長谷准教授は、「職人技の金属加工をデータ化し、センシングによってより高品質のプロダクトを生み出す技術を紹介したい」と、またドヤ顔で丁寧に教えてくれた。
「こうした工作機械をはじめとするトライボロジー分野は、IoTやAIで監視し、さらにコンピューターシミュレーションを重ね合わせることで、これまでにない高品質なプロダクトをつくりだす可能性がある。AIに対応して情報システム学科と連携した研究・開発もすすんでいる」とも。
化学・生物大好きっ子が集う――生命環境化学科
こちらは、いわゆるバケガク/化学と生物から拡張する分野。今回のオープンキャンパスでは、本郷照久准教授がリードする環境材料化学研究の「二酸化炭素の固定化方法」などに高校生は注目。
「化学が好き」という高校生に、モデルと化学反応式を示しながら、研究室の男子学生、女子学生、そして本郷准教授がいっしょになって、とてもわかりやすくレクチャー。
高校のいつもの化学・生物の授業にはない、大学の研究分野といった雰囲気を体感していたようす。
メンタルケアの即戦力養成も――心理学科
そして、最後の学科は心理学科。いま心理学分野は公認心理師という国家資格がトレンド。
臨床心理の分野で活躍したいという高校生の想いと、その親は公認心理師の資格がとれるという充実した教育カリキュラムに、「いいかもね!」「チャレンジしてみれば」となるらしい。

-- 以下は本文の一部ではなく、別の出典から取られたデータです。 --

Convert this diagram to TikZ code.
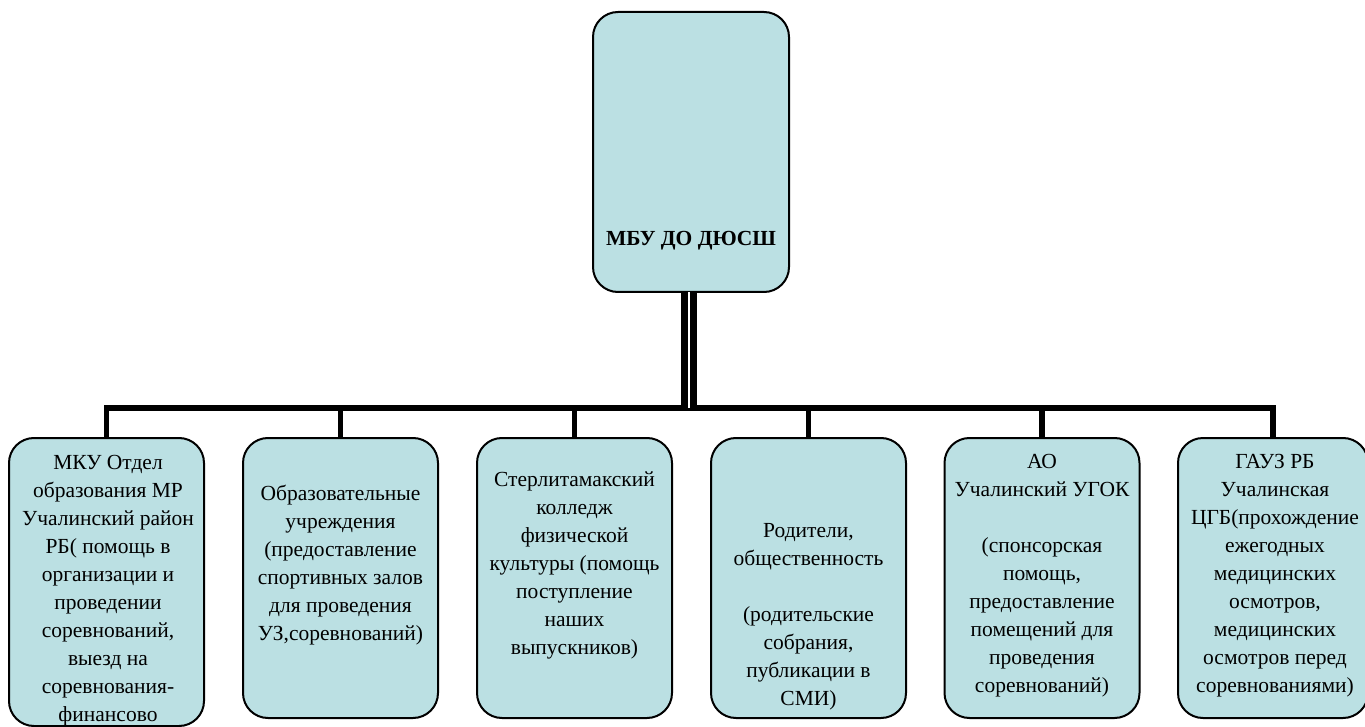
\documentclass[tikz,border=0pt]{standalone}
\usepackage{fontspec}
\setmainfont{Liberation Serif}
\usepackage{tikz}
\definecolor{boxfill}{RGB}{187,224,227}
\newcommand{\chartScale}[0]{0.5}

\begin{document}
\begin{tikzpicture}[x=1pt, y=1pt, scale=\chartScale, transform shape]
  \tikzset{
    org box/.style={draw, line width=1pt, fill=boxfill, rounded corners=12.5pt,
      minimum width=195, minimum height=280, inner sep=0pt},
    org text/.style={align=center, anchor=north, inner sep=0pt,
      font=\fontsize{21.5}{28}\selectfont},
    link/.style={line width=2.7pt},
    trunk/.style={double, line width=3.5pt, double distance=1pt}
  }
  \useasboundingbox (0,0) rectangle (1365,-727);
  % boxes
  \node[org box, minimum width=196] (school) at (691,-152) {};
  \node[org box, minimum height=288] (part-1) at (106.5,-582) {};
  \node[org box] (part-2) at (340.5,-578) {};
  \node[org box] (part-3) at (574.5,-578) {};
  \node[org box] (part-4) at (808.5,-578) {};
  \node[org box] (part-5) at (1042,-578) {};
  \node[org box, minimum width=190] (part-6) at (1273,-578) {};
  % texts
  \node[font=\fontsize{21.5}{28}\selectfont\bfseries, anchor=base, inner sep=0pt]
    (school-text) at (691,-246) {МБУ ДО ДЮСШ};
  \node[org text] (text-1) at (108,-455) {МКУ Отдел\\образования МР\\Учалинский район\\РБ( помощь в\\организации и\\проведении\\соревнований,\\выезд на\\соревнования-\\финансово};
  \node[org text] (text-2) at (340.5,-485) {Образовательные\\учреждения\\(предоставление\\спортивных залов\\для проведения\\УЗ,соревнований)};
  \node[org text] (text-3) at (574.5,-472) {Стерлитамакский\\колледж\\физической\\культуры (помощь\\поступление\\наших\\выпускников)};
  \node[org text] (text-4) at (808.5,-523) {Родители,\\общественность\\[28pt](родительские\\собрания,\\публикации в\\СМИ)};
  \node[org text] (text-5) at (1042,-454) {АО\\Учалинский УГОК\\[28pt](спонсорская\\помощь,\\предоставление\\помещений для\\проведения\\соревнований)};
  \node[org text] (text-6) at (1275,-454) {ГАУЗ РБ\\Учалинская\\ЦГБ(прохождение\\ежегодных\\медицинских\\осмотров,\\медицинских\\осмотров перед\\соревнованиями)};
  % connectors
  \coordinate (hub) at (689,-408);
  \draw[link] (part-1.north) |- (hub) -| (part-6.north);
  \draw[link] (part-2.north) -- (part-2.north |- hub);
  \draw[link] (part-3.north) -- (part-3.north |- hub);
  \draw[link] (part-4.north) -- (part-4.north |- hub);
  \draw[link] (part-5.north) -- (part-5.north |- hub);
  \draw[trunk] (school.south -| hub) -- (hub);
\end{tikzpicture}
\end{document}
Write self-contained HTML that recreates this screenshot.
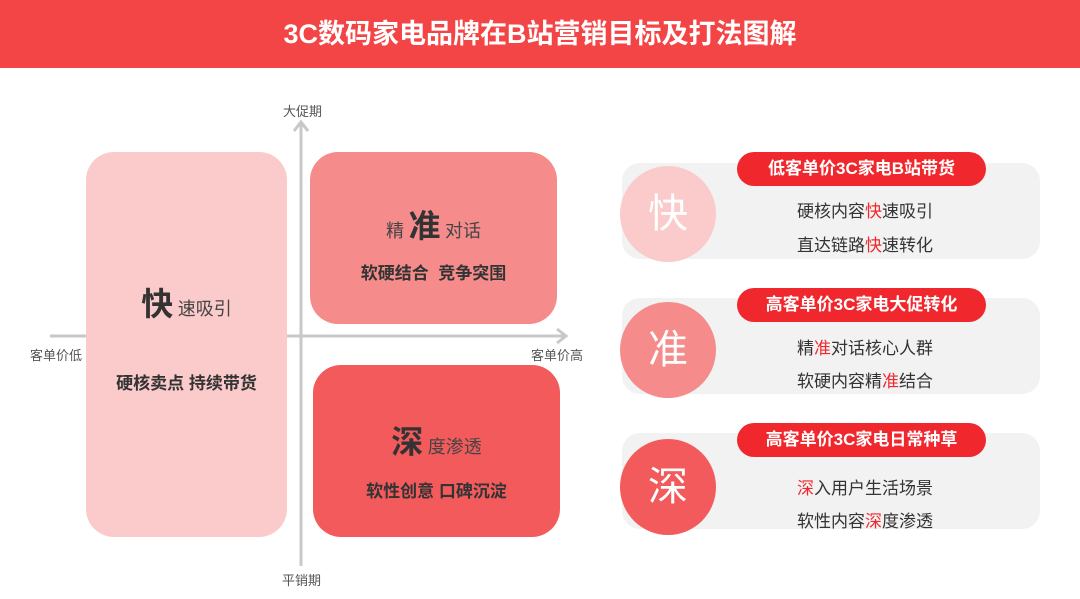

いま心理学科を受験する人たちのトレンドについて、社会臨床心理学が専門の友田貴子教授は「もちろん、臨床心理の分野で活躍したいという人が多いけど、企業や団体が積極的に取り組み始めたメンタルケアの現場で仕事をしていきたいという人も増えている。だから、民間企業からのニーズも高まり、企業へ就職するケースも増加傾向にある」と教えてくれた。
―――これまで、埼玉工業大学のオープンキャンパスを取材してきて感じたのは、「従来の大学にあった、受け入れ方や営み方とは違うアプローチで、ライブ感を常に体感しながら運営しているんだ……と。
たとえば、学生食堂。オープンキャンパスの時間も開放して、その間、現役学生がアテンドしてくれる。このチームワーク感、同じ大学にいる感が、意外と刺激的。
取材していてよく聞こえてきた言葉は、高校生もその親たちも、「先生との距離感が近くて、大学とは思えないほど」ってなコメント。
4流の国立大学をかろうじて卒業した、記者も、同じ想いを感じた。「大学って、こんなに楽しかったっけ?」「工業大学ってカターいイメージだったけどと、ぜんぜん違った」とね。